Except current buyers of FSD (as of 2019) aren't due redundancy, and I'm not sure if earlier buyers of FSD are due it for free either. If I recall promises correctly. Description of FSD was based on capabilities, not the formal definition of the L4/L5.
There's exactly zero chance that regulators will allow FSD on public highways as anything more than a driver assistance feature without computer-level redundancy, nor is there any chance that Tesla would deploy it that way. The risk of catastrophic failure resulting in death is simply way too high for the automaker to assume responsibility in the event of an accident.

I don't think anybody paid money for a feature called "full self driving" with the assumption that it would never exceed L2 autonomy. Just saying.
 
We haven't seen any beta videos in a while. Did Tesla put a stop to that?
Just added one!
I think people have stopped posting them because there hasn't been any progress lately.
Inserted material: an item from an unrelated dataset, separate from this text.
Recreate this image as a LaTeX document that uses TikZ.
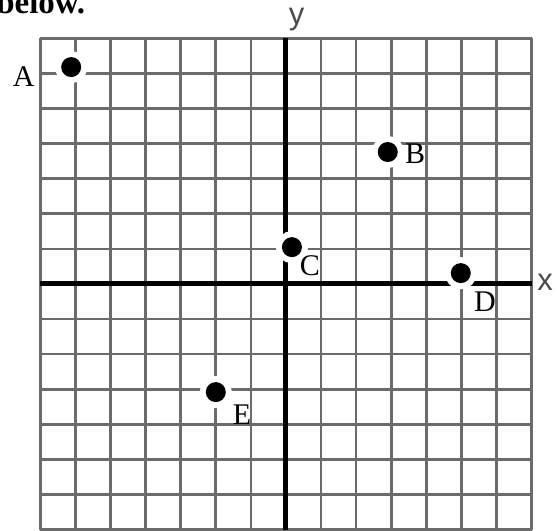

The march of 9's needs to take another step (and then a number more to get out of beta)
 
I agree with most everything you said.

Except current buyers of FSD (as of 2019) aren't due redundancy, and I'm not sure if earlier buyers of FSD are due it for free either. If I recall promises correctly.


FWIW this has nothing to do with promises.

An (actual) self driving system that loses the ability to drive if a single node kernel faults or otherwise fails is a serious danger and would likely be banned from public roads pretty quickly, even in the places it's technically legal today- and never approved in the first place in the places it's not.